## START
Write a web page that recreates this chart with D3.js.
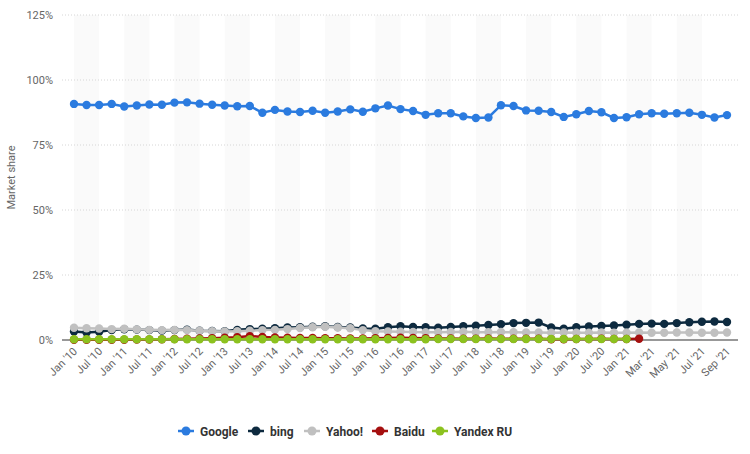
<!DOCTYPE html>
<html><head><meta charset="utf-8">
<script src="https://cdn.jsdelivr.net/npm/d3@7"></script>
<style>body{margin:0;background:#fff;font-family:Roboto,"Open Sans",sans-serif}</style>
</head><body><div id="chart"></div>
<script>
// categories: quarterly Jan '10 - Jan '21, then monthly Feb '21 - Sep '21
const months = ["Jan", "Apr", "Jul", "Oct"];
const categories = [];
for (let y = 10; y <= 20; y++) months.forEach(m => categories.push(m + " '" + y));
categories.push("Jan '21");
["Feb", "Mar", "Apr", "May", "Jun", "Jul", "Aug", "Sep"].forEach(m => categories.push(m + " '21"));

const google = [90.8,90.4,90.4,90.8,89.8,90.2,90.6,90.5,91.3,91.4,90.9,90.5,90.2,89.9,90.0,87.4,88.5,87.9,87.7,88.2,87.4,87.9,88.7,87.8,89.1,
  90.2,88.8,88.1,86.6,87.2,87.2,86.0,85.4,85.6,90.3,90.0,88.3,88.2,87.7,85.8,86.8,88.1,87.6,85.4,85.7,86.8,87.2,87.0,87.2,87.4,86.6,85.6,86.5];
const bing = [3.3,2.9,3.2,3.8,4.1,4.0,3.8,3.6,3.8,4.0,3.6,3.5,3.4,3.9,4.2,4.3,4.5,4.8,4.9,5.1,5.3,5.0,4.8,4.4,4.3,
  4.9,5.3,5.0,4.9,4.7,5.0,5.3,5.5,5.8,6.1,6.5,6.6,6.7,4.8,4.3,4.9,5.2,5.4,5.6,5.9,6.2,6.3,6.2,6.5,6.8,7.0,7.1,6.9];
const yahoo = [4.7,4.5,4.4,4.2,4.3,4.1,3.9,3.8,3.9,3.8,3.6,3.4,3.3,3.4,3.6,3.8,3.9,4.2,4.6,4.9,5.1,4.8,4.5,3.8,3.4,
  3.3,3.2,3.1,3.0,3.0,3.1,3.2,3.0,3.0,3.1,3.0,2.9,2.9,2.8,2.9,2.8,2.8,2.9,2.8,2.8,2.9,2.8,2.8,2.9,2.9,2.8,2.8,2.9];
const baidu = [0.1,0.1,0.1,0.1,0.1,0.2,0.2,0.3,0.4,0.5,0.6,0.7,0.9,1.1,1.5,1.2,1.0,0.9,0.8,0.8,0.7,0.7,0.6,0.6,0.7,
  0.8,0.9,0.8,0.7,0.6,0.6,0.5,0.5,0.6,0.5,0.5,0.5,0.5,0.3,0.3,0.4,0.4,0.5,0.4,0.4,0.5];
const yandex = [0.3,0.3,0.3,0.3,0.3,0.3,0.3,0.3,0.3,0.3,0.3,0.3,0.3,0.3,0.3,0.3,0.3,0.3,0.3,0.3,0.3,0.3,0.3,0.3,0.3,
  0.3,0.3,0.3,0.3,0.4,0.4,0.4,0.4,0.4,0.4,0.4,0.4,0.4,0.4,0.4,0.4,0.4,0.4,0.4,0.4];
const yTicks = [0, 25, 50, 75, 100, 125];

const series = [
  {name: "Google", color: "#2b7bdf", values: google},
  {name: "bing", color: "#0d2a3f", values: bing},
  {name: "Yahoo!", color: "#c0c0c0", values: yahoo},
  {name: "Baidu", color: "#a50f0f", values: baidu},
  {name: "Yandex RU", color: "#8cc21f", values: yandex},
];
const drawOrder = [1, 2, 3, 4, 0];

const width = 750, height = 454;
const margin = {top: 15, right: 12, bottom: 114, left: 62};

const svg = d3.select("#chart").append("svg").attr("width", width).attr("height", height);

const x = d3.scalePoint().domain(categories)
  .range([margin.left + 12, width - margin.right - 11]);
const y = d3.scaleLinear().domain([0, 125]).range([height - margin.bottom, margin.top]);
const step = x.step();

// alternating shaded bands
svg.append("g").selectAll("rect")
  .data(categories.filter((d, i) => i % 4 === 0 && i + 2 < categories.length))
  .join("rect")
  .attr("x", d => x(d)).attr("width", step * 2)
  .attr("y", margin.top).attr("height", y(0) - margin.top)
  .attr("fill", "#fafafa");

// grid
svg.append("g").selectAll("line").data(yTicks.filter(t => t > 0)).join("line")
  .attr("x1", margin.left).attr("x2", width - margin.right)
  .attr("y1", d => y(d)).attr("y2", d => y(d))
  .attr("stroke", "#d6d6d6").attr("stroke-dasharray", "1,2");

svg.append("g").selectAll("text").data(yTicks).join("text")
  .attr("x", margin.left - 9).attr("y", d => y(d) + 4)
  .attr("text-anchor", "end").attr("font-size", 11).attr("fill", "#666")
  .text(d => d + "%");

svg.append("text")
  .attr("transform", `translate(15,${(margin.top + y(0)) / 2}) rotate(-90)`)
  .attr("text-anchor", "middle").attr("font-size", 11).attr("fill", "#666")
  .text("Market share");

// x axis
svg.append("line").attr("x1", margin.left).attr("x2", width - margin.right)
  .attr("y1", y(0)).attr("y2", y(0)).attr("stroke", "#333");

svg.append("g").selectAll("text")
  .data(categories.filter((d, i) => i % 2 === 0)).join("text")
  .attr("transform", d => `translate(${x(d) + 4},${y(0) + 12}) rotate(-45)`)
  .attr("text-anchor", "end").attr("font-size", 11).attr("fill", "#666")
  .text(d => d);

// series
const line = d3.line().x((d, i) => x(categories[i])).y(d => y(d));
drawOrder.forEach(k => {
  const s = series[k];
  const g = svg.append("g");
  g.append("path").attr("d", line(s.values)).attr("fill", "none")
    .attr("stroke", s.color).attr("stroke-width", 2.5);
  g.selectAll("circle").data(s.values).join("circle")
    .attr("cx", (d, i) => x(categories[i])).attr("cy", d => y(d))
    .attr("r", 4.2).attr("fill", s.color);
});

// legend
const legendW = [70, 56, 68, 60, 86];
let lx = 178;
series.forEach((s, i) => {
  const g = svg.append("g").attr("transform", `translate(${lx},431)`);
  g.append("line").attr("x1", 0).attr("x2", 16).attr("stroke", s.color).attr("stroke-width", 2.5);
  g.append("circle").attr("cx", 8).attr("r", 4.5).attr("fill", s.color);
  g.append("text").attr("x", 22).attr("y", 4.5).attr("font-size", 12)
    .attr("font-weight", "bold").attr("fill", "#333").text(s.name);
  lx += legendW[i];
});
</script></body></html>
## END
Determine how many lines of the listing above hold the word "chart". Report that number without anything else.

▶ [RESPONSE BELOW]
3